The Government set down in legislation agriculture would join the ETS and would pay on emissions. Within the legislation is a target set for 10%.
“We cannot change the legislation.”
On the first page of a He Waka document, ‘Primary Sector Climate Change Commitment’, it states:
“The primary sector will work with MPI to develop an agreed methodology and systems for calculating net onfarm emissions. This includes approaches to using models, definitions of farm boundaries, and quantification of onfarm sequestration, and processes for recognising new mitigations in calculations.”
Cranston says levy group leaders were wrong to say the discussion should be just on the pricing mechanism and not linked to reduction targets. The price farmers pay for emissions and targets are directly linked.
Cranston says this is the time to include the likes of the GWP*. Even the agriculture minister Damien O’Connor said it was the place.
He had asked the minister why didn’t he look at GWP*.
“His response was that we are waiting on advice from He Waka Eke Noa.”
Concern over consultation
There is concern there will be no farmer vote and the consultation in February will be the last chance for them to influence the process. That feedback from farmers may not be accurately reflected in the final option presented to the Government.
Hoggard says there was no farmer vote for feds members and was not aware of other levy organisations holding one. Feds would survey members and act on their behalf. He Waka also had a form people could fill in online.
“So farmers want to make it clear in the consultation.”

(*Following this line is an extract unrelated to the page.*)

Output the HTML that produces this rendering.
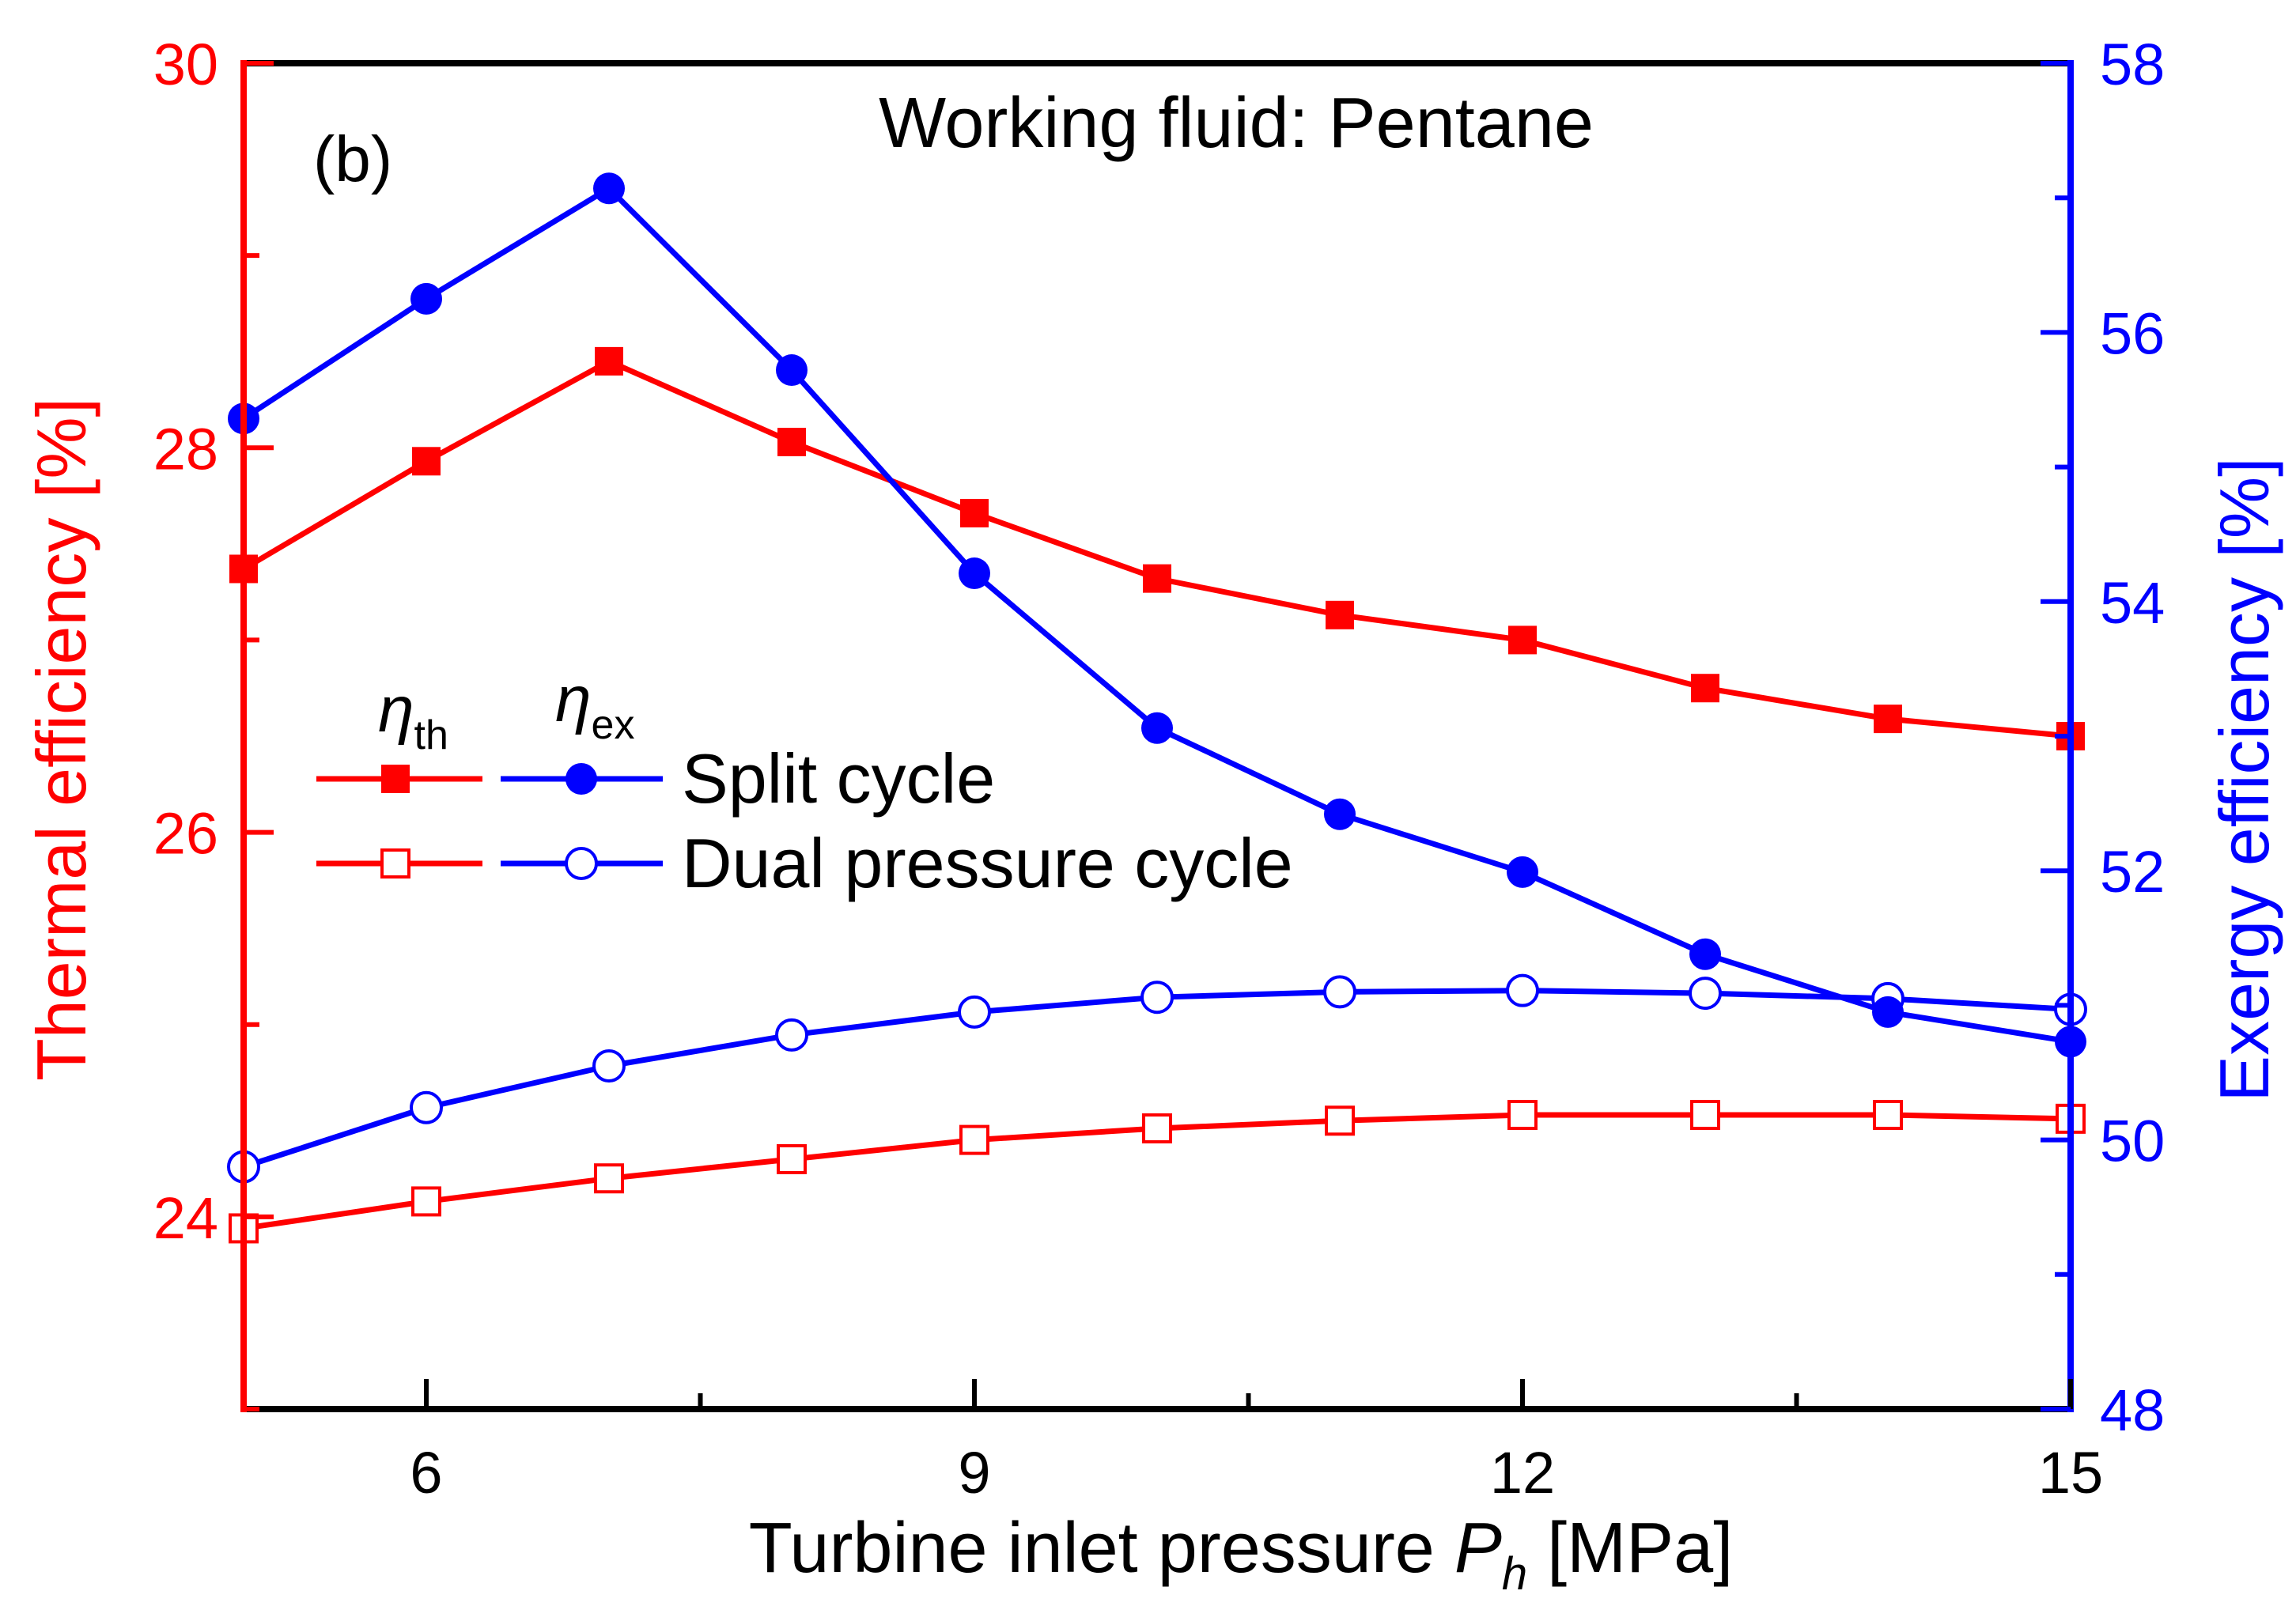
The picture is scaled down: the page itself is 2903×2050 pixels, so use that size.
<!DOCTYPE html>
<html><head><meta charset="utf-8"><style>
html,body{margin:0;padding:0;background:#fff}
svg{display:block}
text{font-family:"Liberation Sans",Arial,sans-serif}
</style></head><body>
<svg id="chart" xmlns="http://www.w3.org/2000/svg" width="2903" height="2050" viewBox="0 0 2903 2050">
<g id="marks"></g>
<g id="axes"></g>
<text x="1563" y="186" font-size="90" text-anchor="middle">Working fluid: Pentane</text>
<text x="396" y="229" font-size="82">(b)</text>
<text x="1569" y="1988" font-size="90" text-anchor="middle">Turbine inlet pressure <tspan font-style="italic">P</tspan><tspan font-style="italic" font-size="58" dy="22">h</tspan><tspan dy="-22"> [MPa]</tspan></text>
<text transform="translate(108,935) rotate(-90)" font-size="88" fill="#ff0000" text-anchor="middle">Thermal efficiency [%]</text>
<text transform="translate(2868,986) rotate(-90)" font-size="88" fill="#0000ff" text-anchor="middle">Exergy efficiency [%]</text>
<g>
  <text x="478" y="925" font-size="82" font-style="italic" font-family="'Liberation Serif',serif">η<tspan font-family="'Liberation Sans',sans-serif" font-style="normal" font-size="52" dy="22">th</tspan></text>
  <text x="702" y="912" font-size="82" font-style="italic" font-family="'Liberation Serif',serif">η<tspan font-family="'Liberation Sans',sans-serif" font-style="normal" font-size="52" dy="22">ex</tspan></text>
  <g>
    <line x1="400" y1="985" x2="610" y2="985" stroke="#ff0000" stroke-width="7"/>
    <rect x="482" y="967" width="36" height="36" fill="#ff0000"/>
    <line x1="633" y1="985" x2="838" y2="985" stroke="#0000ff" stroke-width="7"/>
    <circle cx="735" cy="985" r="20" fill="#0000ff"/>
    <text x="862" y="1015" font-size="88">Split cycle</text>
  </g>
  <g>
    <line x1="400" y1="1092" x2="610" y2="1092" stroke="#ff0000" stroke-width="7"/>
    <rect x="483" y="1075" width="34" height="34" fill="#fff" stroke="#ff0000" stroke-width="4"/>
    <line x1="633" y1="1092" x2="838" y2="1092" stroke="#0000ff" stroke-width="7"/>
    <circle cx="735" cy="1092" r="19" fill="#fff" stroke="#0000ff" stroke-width="4"/>
    <text x="862" y="1122" font-size="88">Dual pressure cycle</text>
  </g>
</g>
</svg>
<script>
const pressures = [5,6,7,8,9,10,11,12,13,14,15];
const splitThermal = [27.37,27.93,28.45,28.03,27.66,27.32,27.13,27.00,26.75,26.59,26.50];
const dualThermal = [23.94,24.08,24.20,24.30,24.40,24.46,24.50,24.53,24.53,24.53,24.51];
const splitExergy = [55.36,56.25,57.07,55.72,54.21,53.06,52.42,51.99,51.38,50.95,50.73];
const dualExergy = [49.80,50.24,50.55,50.78,50.95,51.06,51.10,51.11,51.09,51.05,50.97];
const xTicks = [6,9,12,15];
const xMinorTicks = [7.5,10.5,13.5];
const leftTicks = [24,26,28,30];
const leftMinor = [23,25,27,29];
const rightTicks = [48,50,52,54,56,58];
const rightMinor = [49,51,53,55,57];

const L=308,R=2618,T=80,B=1782;
const X=v=>L+(v-5)/(15-5)*(R-L);
const YL=v=>T+(30-v)/(30-23)*(B-T);
const YR=v=>T+(58-v)/(58-48)*(B-T);
const NS='http://www.w3.org/2000/svg';
const marks=document.getElementById('marks');
const axes=document.getElementById('axes');
function mk(tag,attrs,parent){const e=document.createElementNS(NS,tag);for(const k in attrs)e.setAttribute(k,attrs[k]);parent.appendChild(e);return e;}

function series(vals,yf,color,name,kind,filled){
  const g=mk('g',{},marks);
  
  
  const pts=pressures.map((p,i)=>X(p)+','+yf(vals[i])).join(' ');
  const pl=mk('polyline',{points:pts,fill:'none',stroke:color,'stroke-width':7,'stroke-linejoin':'round'},g);
  
  
  pressures.forEach((p,i)=>{
    const cx=X(p),cy=yf(vals[i]);let m;
    if(kind==='sq'){
      m=filled?mk('rect',{x:cx-18,y:cy-18,width:36,height:36,fill:color},g)
              :mk('rect',{x:cx-17,y:cy-17,width:34,height:34,fill:'#fff',stroke:color,'stroke-width':4},g);
    }else{
      m=filled?mk('circle',{cx:cx,cy:cy,r:20,fill:color},g)
              :mk('circle',{cx:cx,cy:cy,r:19,fill:'#fff',stroke:color,'stroke-width':4},g);
    }
    
    
  });
}
series(dualThermal,YL,'#ff0000','dual-thermal-series','sq',false);
series(dualExergy,YR,'#0000ff','dual-exergy-series','ci',false);
series(splitThermal,YL,'#ff0000','split-thermal-series','sq',true);
series(splitExergy,YR,'#0000ff','split-exergy-series','ci',true);

const top_=mk('line',{x1:L,y1:T,x2:R,y2:T,stroke:'#000','stroke-width':8},axes);


const bot=mk('line',{x1:L,y1:B,x2:R,y2:B,stroke:'#000','stroke-width':8},axes);


const la=mk('line',{x1:L,y1:T-4,x2:L,y2:B+4,stroke:'#ff0000','stroke-width':8},axes);


const ra=mk('line',{x1:R,y1:T-4,x2:R,y2:B+4,stroke:'#0000ff','stroke-width':8},axes);



xTicks.forEach(v=>{
  const t=mk('line',{x1:X(v),y1:B,x2:X(v),y2:B-38,stroke:'#000','stroke-width':6},axes);
  
  
  const tx=mk('text',{x:X(v),y:1888,'font-size':74,'text-anchor':'middle'},axes);
  tx.textContent=v;
  
  
});
xMinorTicks.forEach(v=>{
  const t=mk('line',{x1:X(v),y1:B,x2:X(v),y2:B-20,stroke:'#000','stroke-width':6},axes);
  
  
});
leftTicks.forEach(v=>{
  const t=mk('line',{x1:L,y1:YL(v),x2:L+38,y2:YL(v),stroke:'#ff0000','stroke-width':6},axes);
  
  
  const tx=mk('text',{x:276,y:YL(v)+27,'font-size':74,'text-anchor':'end',fill:'#ff0000'},axes);
  tx.textContent=v;
  
  
});
leftMinor.forEach(v=>{
  const t=mk('line',{x1:L,y1:YL(v),x2:L+20,y2:YL(v),stroke:'#ff0000','stroke-width':6},axes);
  
  
});
rightTicks.forEach(v=>{
  const t=mk('line',{x1:R,y1:YR(v),x2:R-38,y2:YR(v),stroke:'#0000ff','stroke-width':6},axes);
  
  
  const tx=mk('text',{x:2655,y:YR(v)+27,'font-size':74,fill:'#0000ff'},axes);
  tx.textContent=v;
  
  
});
rightMinor.forEach(v=>{
  const t=mk('line',{x1:R,y1:YR(v),x2:R-20,y2:YR(v),stroke:'#0000ff','stroke-width':6},axes);
  
  
});
</script>
</body></html>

Under He Waka farmers won’t get full credit for carbon sequestered by bush planted pre-2008. They will only get additional credits if the bush is fenced and maintained.
Cranston says it would have been a better option to give all farms with bush credits and reduce them if they are not looked after.
McIvor says that might be another option which comes back through farmer feedback.
“What we are trying to do is get a feeling across the industry of what farmers think will practically and fairly work for them.”
A lot of work has been done on exotic sequestration, not natives, but the science will continue.
The industry, the Government and others would continue to invest in science to better understand sequestration and emissions.
So as the science continues to develop farmers would be able to get more accurate recognition of the emissions and sequestration happening on their farms.
Eyebrows were raised over the special treatment for Maori in He Waka. Maori will have ‘oversight of the implementation programme, including decisions on revenue distribution and monitoring’.
McIvor says He Waka was a partnership between the sector, Government and Maori. If Maori were not in the partnership ag would be in the ETS.